Nach etwa der Hälfte der Spielzeit wird versucht, sich ein Netzwerk herbeizuphantasieren. Gebel habe mal für die „NZZ“ und „Achgut“ geschrieben. Ich glaube, da ist sie etwas ganz Heißem auf der Spur. Auch dass Gebel einige Libertäre kennt und Firmen gründete, um seine Projekte voranzubringen, scheint eine riesige Verschwörung zu sein. Es ist eine wahre Sensation, wie hier die geheimen Bünde aufgedeckt werden. Reschke Fernsehen darf man nach dieser Sendung wohl als Speerspitze des investigativen Journalismus bezeichnen. Scherz beiseite: Das hätte auch jemand von der Schülerzeitung herausfinden können. Immerhin schreibt Gebel regelmäßig über seine Ideen und Projekte. Doch das, was er schrieb, hat man wohl nicht gelesen, sonst könnte man sich nicht erklären, wie dieser Beitrag entstehen konnte.

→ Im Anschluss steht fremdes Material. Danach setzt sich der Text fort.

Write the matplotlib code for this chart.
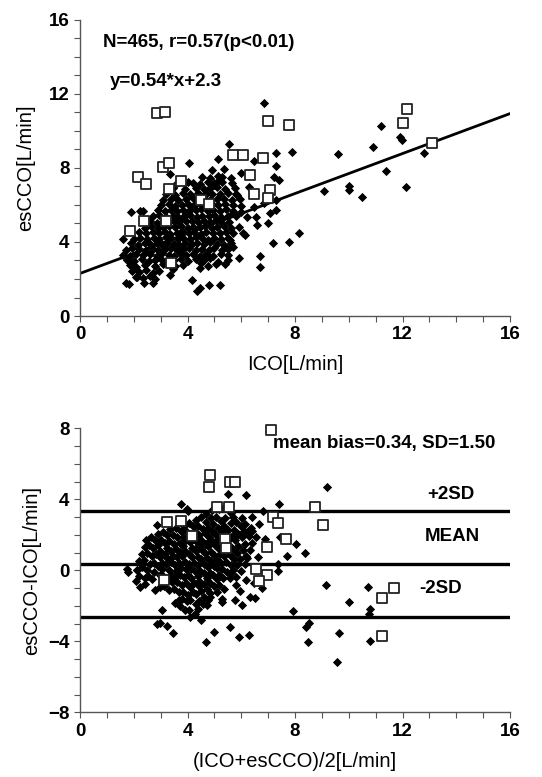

Es ist alles lahm und langweilig, sogar so sehr, dass man noch versucht, die Freie Republik Liberland zwischen Kroatien und Serbien als freie Privatstadt zu verkaufen. Es handelt sich hier um Niemandsland (keines der beiden Nachbarländer erhebt Anspruch auf die Donauinsel) und bei der Idee um eine Staatsidee, also genau das, was freie Privatstädte nicht sein wollen.

„Reich und radikal: Wie Millionäre den Staat bekämpfen“ ist, wie nicht anders zu erwarten war, lausig recherchiert, trotz versuchter Komik überhaupt nicht zum Lachen, und die meisten Personen in diesem Film werden falsch dargestellt. Über die falsche Darstellung wird dann auch noch spöttisch gelacht. Das Ganze lässt sich eigentlich nur mithilfe des Kommentars der „Marktradikalen“ ertragen, wodurch es sogar unterhaltsam wird..

Nach dem Anschauen dieses Schmutzwerks frage ich mich wieder: Was ist so schwer daran, die Leute einfach in Ruhe zu lassen? Ständig hört man „Wenn es dir hier nicht passt, dann geh doch!“. Jetzt wollen einige der Empfehlung folgen, und dann ist es auch wieder nicht gut. Die Sozialisten können nicht mit und nicht ohne Kapitalisten. Nimmt der Zahlsklave seinen Hut und geht, muss alles schlechtgeredet werden. Und wenn das nicht hilft, gibt es ja noch die Wegzugsteuer, die man vielleicht mal erhöhen könnte, wenn zu viele Menschen das Drecksloch Deutschland verlassen wollen.